There is no such thing as "the speed of the Earth" in any absolute sense. Speed is relative. The "speed" Bradley measured was the speed of the Earth in a particular reference frame. And that particular reference frame also has a particular simultaneity convention. So Bradley's measurement depended on a particular simultaneity convention, one in which the speed of light is defined to be isotropic.

• bhobba, cianfa72 and vanhees71
All that Bradley had to measure was the speed of the Earth and the angle alpha.
Bradley's ##\tan \alpha## is a ratio between certain distances in the rest frame of the sun. For concluding, that this ratio is equal to the ratio between certain one-way-velocities, you need a simlutaneity convention.

• vanhees71
The fundamental issue with Bradley’s derivation was that he assumed light was a particle following Galilean relativity, the aberration being the same as raindrops observed in different frames. His derivation required that therefore the speed of light was frame dependent, not invariant. It remained an unexplained mystery why light always moved at nearly the same speed. (which led to many concerns about his derivation after source motion light speed independence was established by numerous astronomical observations; the complication of optical extinction would be irrelevant, since if that were taken into account in Galilean relativity there would be no aberration).

In other words, Bradley derived the speed of light in one frame, for one source, if and only if, it was sensitive to both source and target motion, as bullets are.

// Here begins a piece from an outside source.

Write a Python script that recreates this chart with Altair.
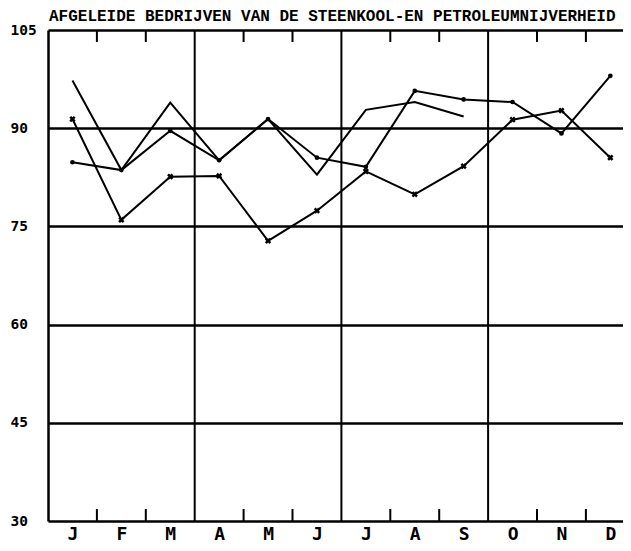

Einstein’s derivation of aberration was the first one ever consistent with the then well established effective source motion independence light speed. This was actually unique in Einstein’s first SR paper - none of the prior work by others (Lorentz, Poincare, Fitzgerald, etc.) treated the question and significance of aberration. Einstein’s derivation showed that within SR, aberration is not a measure of speed at all, but only a measure of how null directions transform between frames. This, in contrast to Bradley, which measures a speed, if and only if it is affected by both source and target motion.